No. Dividends are paid from post-tax company profit and reported through self-assessment, not through PAYE, so a director taking only dividends does not need a payroll for themselves. The company must operate payroll only once it pays a salary to the director or to anyone else. Most owner-managers do take a small salary alongside dividends, which brings the company into PAYE.
Why is my director's National Insurance calculated differently?
Because directors are assessed on an annual earnings period rather than per pay period. Contributions are worked out on cumulative pay across the tax year, so a director pays no employee National Insurance until their total pay for the year passes the annual threshold. This rule exists to stop directors avoiding contributions by taking irregular lump sums, and it applies automatically once the payroll software is told the individual is a director.
Can a single-director company claim the Employment Allowance?
Generally no. The Employment Allowance is not available to a company whose only employee is a single director, so such a company pays its employer National Insurance in full. This is why a £12,570 salary triggers £1,135.50 of employer National Insurance for a sole-director company that could otherwise have been offset. The position can change if the company employs a second person, so it is worth reviewing when staff are taken on.
What is the most tax-efficient salary for a director?
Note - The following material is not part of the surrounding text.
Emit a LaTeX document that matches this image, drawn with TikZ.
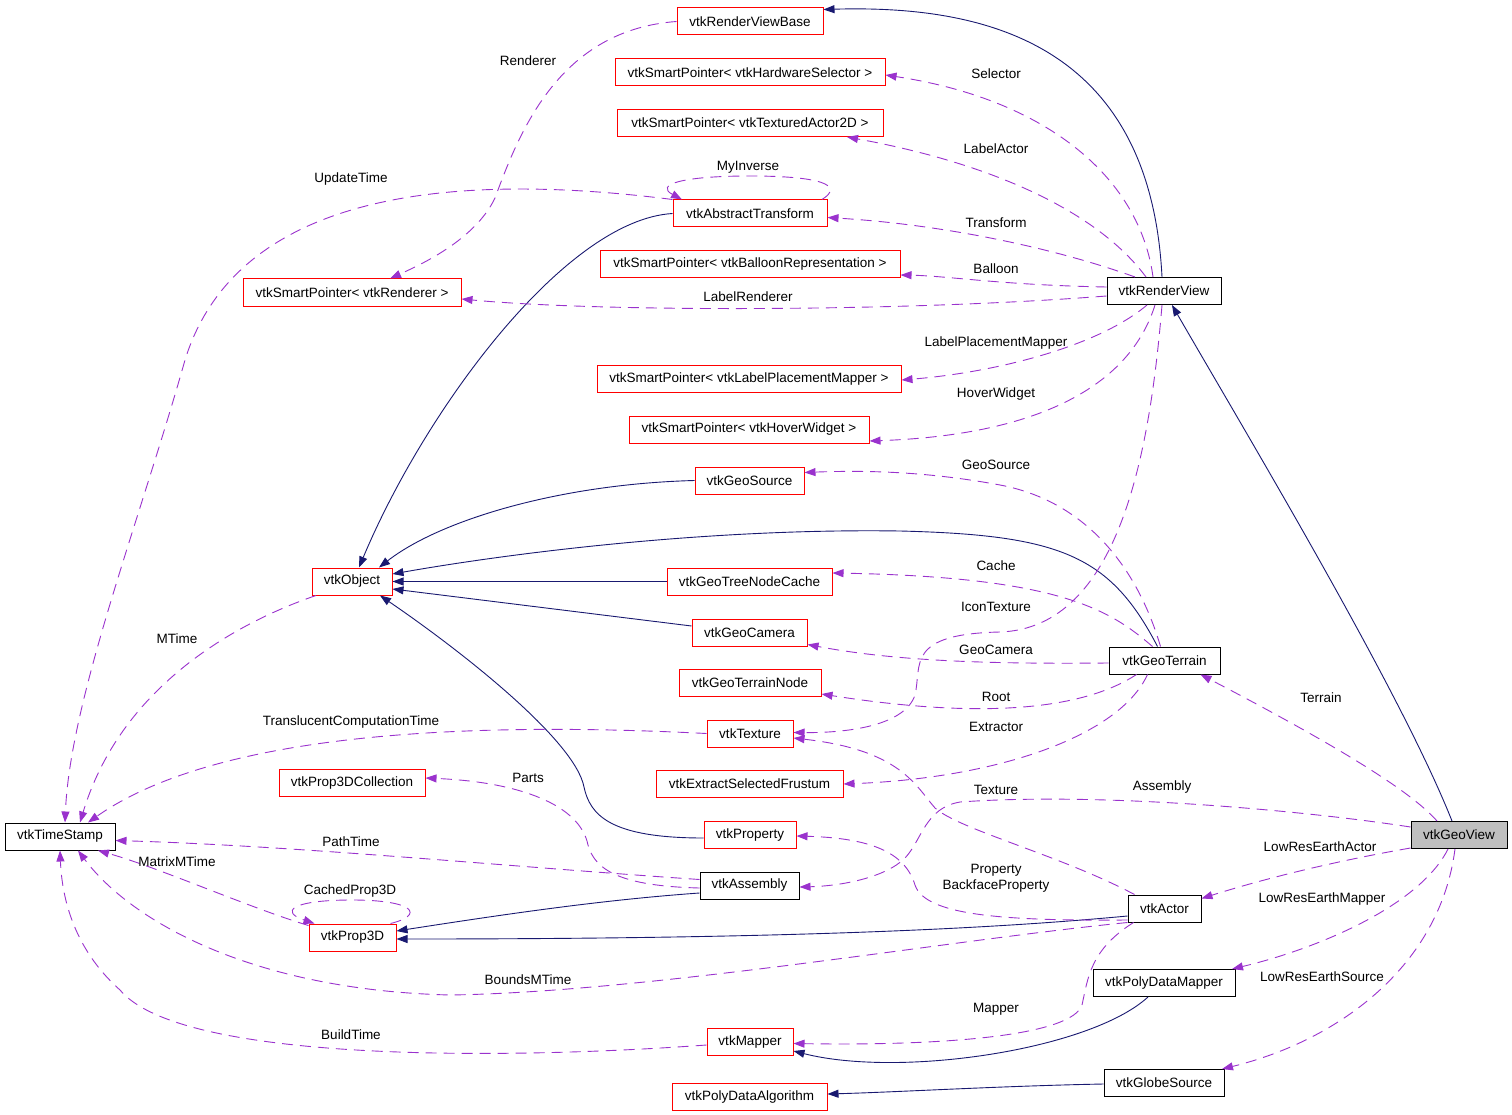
\documentclass[tikz,border=0pt]{standalone}
\usepackage{fontspec}
\setmainfont{Liberation Sans}
\usetikzlibrary{arrows.meta}

\definecolor{inhcol}{HTML}{191970}
\definecolor{usecol}{HTML}{9A32CD}
\definecolor{boxred}{HTML}{FF0000}
\definecolor{geogray}{HTML}{BFBFBF}

\begin{document}
\begin{tikzpicture}[
    x=1pt, y=-1pt,
    every node/.style={font=\fontsize{13.5}{16}\selectfont},
    cls/.style={rectangle, draw=black, line width=1pt, minimum height=27pt, inner sep=0pt},
    undoc/.style={cls, draw=boxred},
    focus/.style={cls, fill=geogray},
    lbl/.style={inner sep=0pt, align=center},
    inherit/.style={-{Triangle[length=11pt,width=8pt]}, draw=inhcol, line width=0.9pt},
    uses/.style={-{Triangle[length=11pt,width=8pt]}, draw=usecol, line width=0.9pt, dash pattern=on 11pt off 7pt}
]
\useasboundingbox (0,0) rectangle (1512,1115);

% Classes
\node[undoc, minimum width=146pt] (rvb) at (750,21.5) {vtkRenderViewBase};
\node[undoc, minimum width=270pt] (sphs) at (750,72.5) {vtkSmartPointer< vtkHardwareSelector >};
\node[undoc, minimum width=266pt] (spta) at (750,123) {vtkSmartPointer< vtkTexturedActor2D >};
\node[undoc, minimum width=154pt] (abst) at (750,213.5) {vtkAbstractTransform};
\node[undoc, minimum width=300pt] (spbr) at (750,264.5) {vtkSmartPointer< vtkBalloonRepresentation >};
\node[undoc, minimum width=218pt] (sprn) at (352,292.5) {vtkSmartPointer< vtkRenderer >};
\node[cls, minimum width=114pt] (rview) at (1164,291) {vtkRenderView};
\node[undoc, minimum width=304pt] (splpm) at (749,379) {vtkSmartPointer< vtkLabelPlacementMapper >};
\node[undoc, minimum width=240pt] (sphw) at (749,429.5) {vtkSmartPointer< vtkHoverWidget >};
\node[undoc, minimum width=109pt] (gsrc) at (749.5,480.5) {vtkGeoSource};
\node[undoc, minimum width=80pt] (obj) at (352,581.5) {vtkObject};
\node[undoc, minimum width=165pt] (gtnc) at (749.5,581.5) {vtkGeoTreeNodeCache};
\node[undoc, minimum width=115pt] (gcam) at (749.5,632.5) {vtkGeoCamera};
\node[cls, minimum width=111pt] (gterr) at (1164.5,660.5) {vtkGeoTerrain};
\node[undoc, minimum width=142pt] (gtnode) at (750,683) {vtkGeoTerrainNode};
\node[undoc, minimum width=86pt] (tex) at (750,733.5) {vtkTexture};
\node[undoc, minimum width=187pt] (esf) at (749.5,784) {vtkExtractSelectedFrustum};
\node[undoc, minimum width=146pt] (p3dc) at (352,783) {vtkProp3DCollection};
\node[cls, minimum width=110pt] (tstamp) at (60,836.5) {vtkTimeStamp};
\node[focus, minimum width=96pt] (gview) at (1459,835) {vtkGeoView};
\node[undoc, minimum width=92pt] (prop) at (750,835) {vtkProperty};
\node[cls, minimum width=99pt] (asm) at (749.5,885.5) {vtkAssembly};
\node[cls, minimum width=73pt] (actor) at (1164.5,908.5) {vtkActor};
\node[undoc, minimum width=87pt] (p3d) at (352.5,937.5) {vtkProp3D};
\node[cls, minimum width=142pt] (pdm) at (1164,983) {vtkPolyDataMapper};
\node[undoc, minimum width=86pt] (mapper) at (750,1041.5) {vtkMapper};
\node[cls, minimum width=120pt] (globe) at (1164,1083) {vtkGlobeSource};
\node[undoc, minimum width=155pt] (pda) at (749.5,1096.5) {vtkPolyDataAlgorithm};

% Inheritance
\draw[inherit] ([xshift=-2pt]rview.north) .. controls (1150,40) and (980,5) .. ([yshift=-2pt]rvb.north east);
\draw[inherit] ([xshift=-7pt]gview.north) .. controls (1400,690) and (1250,440) .. ([xshift=8pt]rview.south);
\draw[inherit] (abst.west) .. controls (565,220) and (425,410) .. ([xshift=7pt]obj.north);
\draw[inherit] (gsrc.west) .. controls (560,484) and (440,520) .. ([xshift=27pt]obj.north);
\draw[inherit] ([xshift=-7pt]gterr.north) .. controls (1110,555) and (1060,535) .. (900,531)
    .. controls (700,528) and (500,555) .. ([yshift=7.5pt]obj.east);
\draw[inherit] (gtnc.west) -- (obj.east);
\draw[inherit] ([yshift=6.5pt]gcam.west) -- ([yshift=-7.5pt]obj.east);
\draw[inherit] ([yshift=-3pt]prop.west) .. controls (610,838) and (590,815) .. (584,787)
    .. controls (575,740) and (460,650) .. ([xshift=28pt]obj.south);
\draw[inherit] ([yshift=-7.5pt]asm.west) .. controls (600,900) and (500,915) .. ([yshift=6.5pt]p3d.east);
\draw[inherit] ([yshift=-7.5pt]actor.west) .. controls (1000,928) and (800,939) .. ([yshift=-1.5pt]p3d.east);
\draw[inherit] ([xshift=-16pt]pdm.south) .. controls (1090,1050) and (900,1078) .. ([yshift=-9.5pt]mapper.east);
\draw[inherit] ([yshift=-1pt]globe.west) .. controls (1000,1086) and (900,1092) .. ([yshift=2.5pt]pda.east);

% Usage
\draw[uses] (rvb.west) .. controls (560,30) and (520,130) .. (495,198)
    .. controls (475,240) and (420,265) .. ([xshift=38pt]sprn.north);
\draw[uses] ([xshift=-11pt]rview.north) .. controls (1140,180) and (1050,100) .. ([yshift=-2.5pt]sphs.east);
\draw[uses] ([xshift=-18pt]rview.north) .. controls (1100,215) and (1000,165) .. ([xshift=97pt]spta.south);
\draw[uses] ([xshift=-29pt]rview.north) .. controls (1060,250) and (950,225) .. ([yshift=-4pt]abst.east);
\draw[uses] ([yshift=4pt]rview.west) .. controls (1000,285) and (950,276) .. ([yshift=-10.5pt]spbr.east);
\draw[uses] ([yshift=-5pt]rview.west) .. controls (900,312) and (600,312) .. ([yshift=-6.5pt]sprn.east);
\draw[uses] ([xshift=-17pt]rview.south) .. controls (1100,345) and (1000,372) .. ([yshift=-1pt]splpm.east);
\draw[uses] ([xshift=-9pt]rview.south) .. controls (1130,385) and (1040,435) .. ([yshift=-11.5pt]sphw.east);
\draw[uses] ([xshift=-2pt]rview.south) .. controls (1150,450) and (1120,628) .. (1000,632)
    .. controls (905,634) and (922,665) .. (915,695)
    .. controls (905,725) and (850,733) .. ([yshift=1pt]tex.east);
\draw[uses] ([xshift=-4pt]gterr.north) .. controls (1135,560) and (1080,500) .. (1000,485)
    .. controls (930,472) and (870,470) .. ([yshift=8pt]gsrc.east);
\draw[uses] ([xshift=-12pt]gterr.north) .. controls (1110,610) and (1060,577) .. ([yshift=8.5pt]gtnc.east);
\draw[uses] ([yshift=-2.5pt]gterr.west) .. controls (1000,664) and (900,662) .. ([yshift=-12pt]gcam.east);
\draw[uses] ([xshift=-28pt]gterr.south) .. controls (1090,705) and (1000,722) .. ([yshift=-11pt]gtnode.east);
\draw[uses] ([xshift=-17pt]gterr.south) .. controls (1120,735) and (1000,778) .. (esf.east);
\draw[uses] ([xshift=-22pt]gview.north) .. controls (1410,790) and (1330,742) .. ([xshift=36pt]gterr.south);
\draw[uses] ([yshift=8pt]gview.west) .. controls (1300,810) and (1100,792) .. (960,802)
    .. controls (925,808) and (922,840) .. (905,858)
    .. controls (885,878) and (840,886) .. ([yshift=-1.5pt]asm.east);
\draw[uses] ([xshift=-30pt]actor.north) .. controls (1060,855) and (960,830) .. (935,808)
    .. controls (915,785) and (900,750) .. ([yshift=-4.5pt]tex.east);
\draw[uses] ([yshift=-11.5pt]actor.west) .. controls (1000,921) and (925,915) .. (915,885)
    .. controls (905,852) and (870,838) .. ([yshift=-1pt]prop.east);
\draw[uses] ([yshift=-13pt]gview.west) .. controls (1330,862) and (1260,880) .. ([yshift=10pt]actor.east);
\draw[uses] ([xshift=-11pt]gview.south) .. controls (1420,905) and (1320,948) .. ([xshift=68pt]pdm.north);
\draw[uses] ([xshift=-4pt]gview.south) .. controls (1440,965) and (1340,1040) .. ([xshift=58pt]globe.north);
\draw[uses] (abst.north west) .. controls (400,165) and (230,215) .. (185,360)
    .. controls (140,520) and (70,700) .. ([xshift=5pt]tstamp.north);
\draw[uses] ([xshift=72pt]abst.north) .. controls (845,185) and (820,176) .. (750,176)
    .. controls (680,176) and (655,185) .. ([xshift=-68pt]abst.north);
\draw[uses] (tex.west) .. controls (480,722) and (220,730) .. ([xshift=28pt]tstamp.north);
\draw[uses] ([xshift=-36pt]obj.south) .. controls (230,625) and (120,690) .. ([xshift=20pt]tstamp.north);
\draw[uses] ([yshift=6pt]asm.west) .. controls (500,866) and (300,846) .. ([yshift=-4pt]tstamp.east);
\draw[uses] ([yshift=-2.5pt]asm.west) .. controls (620,886) and (595,870) .. (588,845)
    .. controls (580,805) and (520,782) .. ([yshift=5pt]p3dc.east);
\draw[uses] ([yshift=-2pt]p3d.north west) .. controls (250,908) and (160,868) .. ([xshift=38pt]tstamp.south);
\draw[uses] ([xshift=38pt]p3d.north) .. controls (425,915) and (415,900) .. (352,900)
    .. controls (290,900) and (280,912) .. ([xshift=-38pt]p3d.north);
\draw[uses] ([yshift=-14pt]actor.west) .. controls (950,940) and (650,992) .. (450,995)
    .. controls (250,990) and (130,920) .. ([xshift=18pt]tstamp.south);
\draw[uses] ([yshift=-3.5pt]mapper.west) .. controls (500,1060) and (180,1062) .. (120,990)
    .. controls (75,950) and (62,900) .. (tstamp.south);
\draw[uses] ([xshift=-31pt]actor.south) .. controls (1090,950) and (1088,978) .. (1082,1005)
    .. controls (1072,1035) and (950,1046) .. ([yshift=-2pt]mapper.east);

% Edge labels
\node[lbl] (lrenderer) at (528,61) {Renderer};
\node[lbl] (lselector) at (996,74) {Selector};
\node[lbl] (lupdate) at (351,179) {UpdateTime};
\node[lbl] (linverse) at (748,167) {MyInverse};
\node[lbl] (llabelactor) at (996,149) {LabelActor};
\node[lbl] (ltransform) at (996,223) {Transform};
\node[lbl] (lballoon) at (996,269) {Balloon};
\node[lbl] (llabelren) at (748,297) {LabelRenderer};
\node[lbl] (lplacement) at (996,343) {LabelPlacementMapper};
\node[lbl] (lhover) at (996,394) {HoverWidget};
\node[lbl] (lgeosource) at (996,465) {GeoSource};
\node[lbl] (lcache) at (996,566) {Cache};
\node[lbl] (licon) at (996,607) {IconTexture};
\node[lbl] (lgeocam) at (996,650) {GeoCamera};
\node[lbl] (lroot) at (996,697) {Root};
\node[lbl] (lextractor) at (996,727) {Extractor};
\node[lbl] (lterrain) at (1321,698) {Terrain};
\node[lbl] (ltransl) at (351,722) {TranslucentComputationTime};
\node[lbl] (lmtime) at (177,639) {MTime};
\node[lbl] (lparts) at (528,778) {Parts};
\node[lbl] (ltexture) at (996,790) {Texture};
\node[lbl] (lassembly) at (1162,787) {Assembly};
\node[lbl] (lpathtime) at (351,842) {PathTime};
\node[lbl] (lmatrix) at (177,862) {MatrixMTime};
\node[lbl] (llowactor) at (1320,847) {LowResEarthActor};
\node[lbl] (lproperty) at (996,878) {Property\\BackfaceProperty};
\node[lbl] (lcached) at (350,891) {CachedProp3D};
\node[lbl] (llowmapper) at (1322,899) {LowResEarthMapper};
\node[lbl] (lbounds) at (528,980) {BoundsMTime};
\node[lbl] (llowsource) at (1322,977) {LowResEarthSource};
\node[lbl] (lmapper) at (996,1009) {Mapper};
\node[lbl] (lbuild) at (351,1035) {BuildTime};

\end{tikzpicture}
\end{document}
There is no single answer, because it depends on the company's profit, whether the director has other income, and whether the corporation tax saved on the salary outweighs the National Insurance it triggers. In 2026-27 the salary levels most commonly considered are £5,000, £6,708 and £12,570, each aligned to a National Insurance threshold with different State Pension consequences. A director should confirm the best level for their own circumstances rather than assume a general figure applies.